Die Studie zeigt aber auch die hohe Verantwortungsbereitschaft der Pflegefachkräfte und deren Eigenständigkeit im Handlungsfeld der Intensivpflege auf. Isfort betont, „dass die Pflegekräfte vielerorts eigenverantwortlich die Therapien nicht nur überwachen, sondern inzwischen auch selbstständig steuern. Das gilt sowohl für Aspekte der Beatmungstherapie als auch für die kurzzeitige Regulierung von Medikamentengaben“. Damit nimmt die Pflege zusehends eine Schlüsselstellung in der Intensivtherapie ein und führt bereits heute zahlreiche Leistungen eigenverantwortlich aus, die üblicherweise dem ärztlichen Dienst zugeschrieben werden. „Die Realität in der Pflege ist weiter, als berufspolitische Diskussionen und Statements von Gesundheitspolitikern es erahnen lassen“, so Isfort.

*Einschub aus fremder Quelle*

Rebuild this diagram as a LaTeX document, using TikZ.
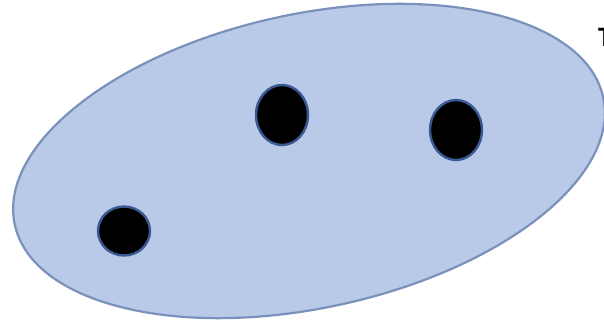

Der Konkurrenzkampf um gut ausgebildete Pflegefachkräfte ist in vollem Gange. Das Abwerben von Mitarbeitern von Intensivpflegestationen ist inzwischen an der Tagesordnung. Zahlreiche offene Stellen können zeitnah nicht wiederbesetzt werden. In der Studie wird insgesamt das umfassende Problemfeld der Nachwuchsgewinnung, Personalrekrutierung und der Personalbindung sichtbar, das die Krankenhäuser alleine nicht kurzfristig werden lösen können. Isfort: “ Es wird höchste Zeit, dass umfassend in die Pflege investiert wird, wenn die Gesundheitsversorgung in Deutschland auf möglichst hohem Niveau erhalten bleiben soll“.
Die Studie kann kostenlos unter www.dip.de heruntergeladen werden. Das Pflege-Thermometer 2012 ist bereits die sechste größere Untersuchung dieser Art seit 2002.
Das gemeinnützige Deutsche Institut für angewandte Pflegeforschung e.V. (dip) ist ein Institut an der Katholischen Hochschule NRW (KatHO NRW) in Köln und betreibt einen weiteren Standort an der Philosophisch-Theologischen Hochschule Vallendar (PTHV) bei Koblenz.